Reptilian Repast: Ancient mammals preyed on young dinosaurs

Two nearly complete sets of fossilized animal remains from 130-million-year-old rocks in China are revealing fresh details about the size and dietary habits of ancient mammals. The newly described finds counter the common presumption that such creatures remained small and ecologically suppressed until dinosaurs became extinct about 65 million years ago.

COLD MEAL. Two mammals from the genus Repenomamus—badger-size creatures that lived in Asia about 130 million years ago—dine on a dinosaur hatchling. X. Xu

The fossils were unearthed from volcanic ash laid down by an ancient eruption. Many of the entombed animals have been preserved in their original three-dimensional forms, says Jin Meng, a paleontologist at the American Museum of Natural History in New York.

The larger of the two finds, a 1-meter-long mammal dubbed Repenomamus giganticus, had a stout build and squat posture like that of modern-day badgers. The wear pattern on the creature’s teeth hints that the mammal was a young adult when the lethal eruption occurred, says Meng.

He and his colleagues, who describe the fossils in the Jan. 13 Nature, estimate that R. giganticus weighed between 12 and 14 kilograms, which makes the species the largest mammal known to have lived during the 170-million-year reign of dinosaurs.

The other set of remains—in some ways, the more astounding one—is a nearly complete specimen of Repenomamus robustus, a smaller cousin of R. giganticus. This opossum-size species was first described from fragmentary remains about 5 years ago.

Within the well-preserved rib cage of the new specimen, the researchers found a compact wad of broken bones and teeth. Some of those remains, including a skull, spinal column, and limb bones, still had some joints intact, suggesting that the bones derive from prey that had been dismembered and swallowed in chunks. Comparisons with known fossils suggest that those fragments belong to a hand-length hatchling of a Psittacosaurus, a common plant-eating dinosaur that grew to a length of around 2 meters.

The newfound Repenomamus fossils are challenging the popular notion that the mammals that lived side by side with dinosaurs generally were as small as shrews and ecologically marginalized, says Anne Weil, a paleontologist at Duke University in Durham, N.C. A few previous finds had shown signs that some ancient mammals were substantially larger than shrews and rats, but the fossils were so fragmentary that the size estimates were imprecise.

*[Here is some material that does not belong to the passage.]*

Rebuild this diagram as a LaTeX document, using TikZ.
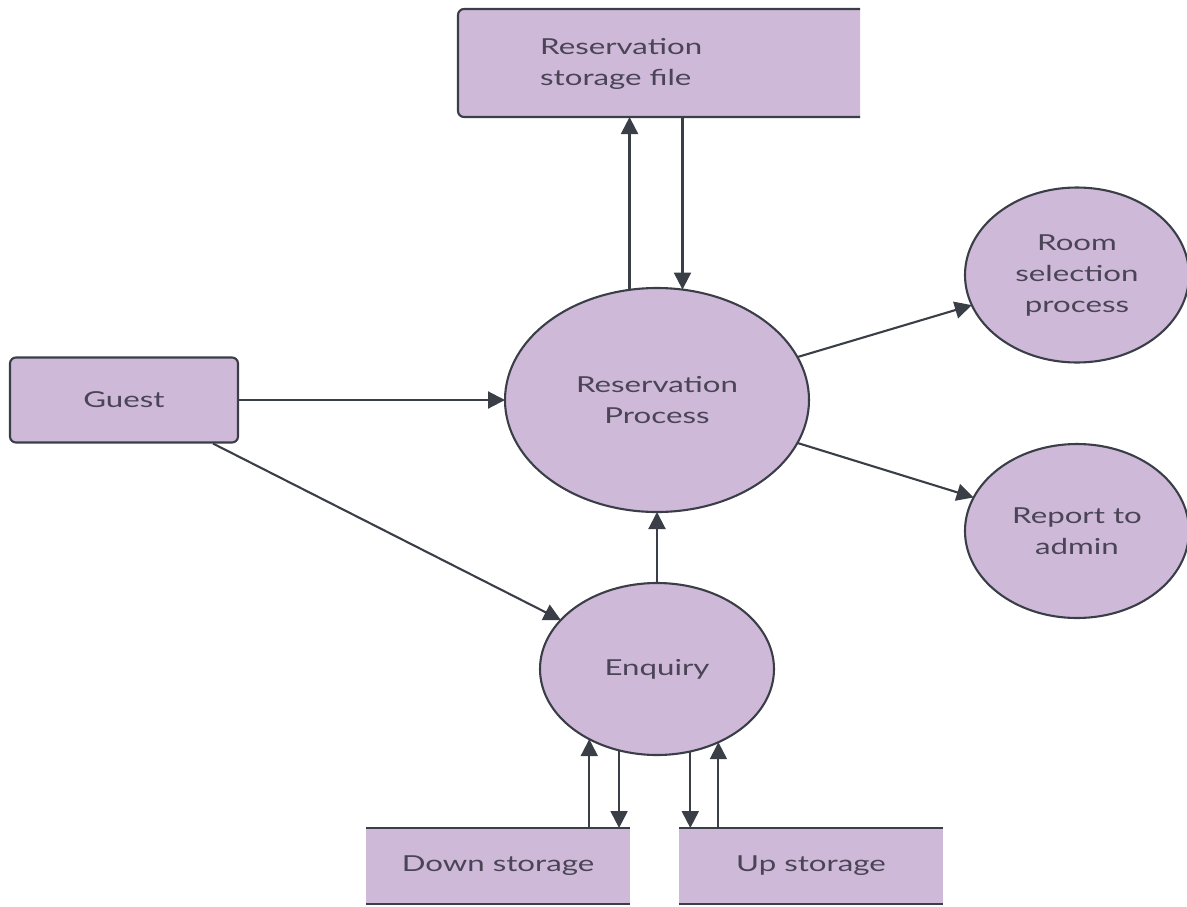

The dinosaur-as-prey scenario upsets another long-held paleontological contention by suggesting that predatory mammals may have influenced dinosaur evolution. For example, says Weil, some feathered dinosaur contemporaries of Repenomamus over time became smaller—and thus presumably better equipped to fly or escape predation. At the same time, some mid-size dinosaurs were becoming larger in perhaps another evolutionary response to mammalian predation.